Il primo supermercato che visitiamo ci riceve con candele e asciugamani, piacenti, ma soprattutto compiacenti: costano pochi dollari. Questo piccolo angolo funziona un po’ come le cioccolatine alla cassa ad altezza bambino, un canto delle sirene, la Circe del commercio che richiama la nostra attenzione. Poi, si scende nel supermercato. Le scaffalature di bibitoni gassati i cui colori sgargianti, tra il lampeggiante e il fluo, fanno invidia a Times Square ci dicono chi sono gli habitués del negozio. Completano l’opera tramezzini confezionati – anzi club sandwich traboccanti di salse, ma compressi nella pellicola trasparente come gonfiori nelle calze contenitive. Poi, come se si potessero pure rabboccare, confinano con lo schieramento di salse allineate come grandi soldati in uniformi variopinte. Niente vino. I prodotti per l’igiene, anche i più semplici, sono sotto chiave. I prezzi sono contenuti e il macinato di manzo a 12,90 dollari è pure molto buono. Il prodotto apparentemente di lusso è la carta igienica, 6 rotoli a più di 8 dollari. La regina del supermercato Target che stiamo visitando è l’acqua, un gallone a un prezzo che non ha concorrenti in tutta Manhattan.

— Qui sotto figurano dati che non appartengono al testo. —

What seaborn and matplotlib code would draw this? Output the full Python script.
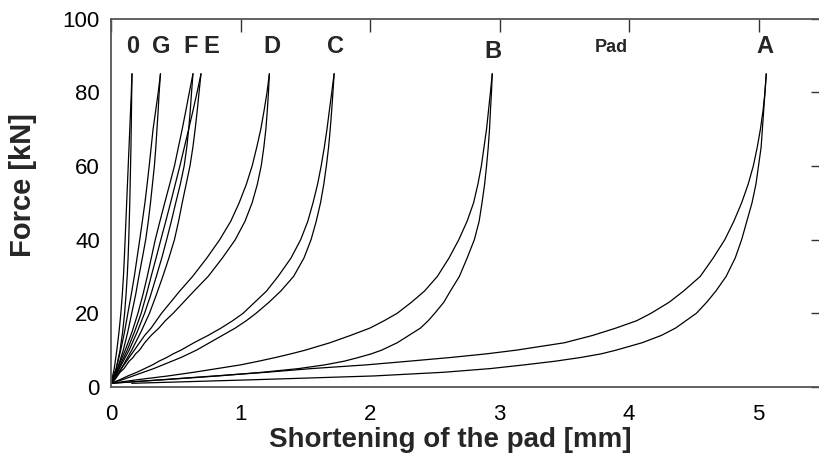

Così con il nostro sacchetto rosso con bersaglio ci avviamo verso il secondo supermercato per rinforzare la spesa del fresco, frutta e verdura, ci affacciamo perciò da The whole food. L’entrata stile “Alice nel bosco delle meraviglie” ci rende già felici. Poi, arriva la parola che lo rende una meraviglia: è “organic” con le sue rotondità nella grafia e nel suono. Ha un potere evocativo irresistibile, ci parla di salute e di natura, con la sua “o” piena e con la “g” che riavvolge tutte le altre lettere in maniera circolare. Che bella parola.
Stampigliata su tutte le etichette, con i colori pastello. La frutta esposta è ammiccante, ma a rubare la scena è una parete intera, seguita da un’altra, che presenta tante diligenti barrette proteiche a tutti i grani del mondo. Dei microcosmi di salute e benessere, con gocce di piacere, cioccolato e miele in qua e là. Proseguendo si vedono prodotti bellissimi che neanche si possono chiamare prodotti, forse è meglio “piccoli tesori”. Le etichette parlano di un mondo di integrazione e rispetto, in ogni tesoro è indicato se è “kosher”, ossia se si rispettano i dettami alimentari stabiliti dalla Torah. Una favola, si esce felici di aver speso non si sa nemmeno quanto, il viaggio sensoriale e la giostra della “o” che si culla con la “g” merita ogni dollaro speso.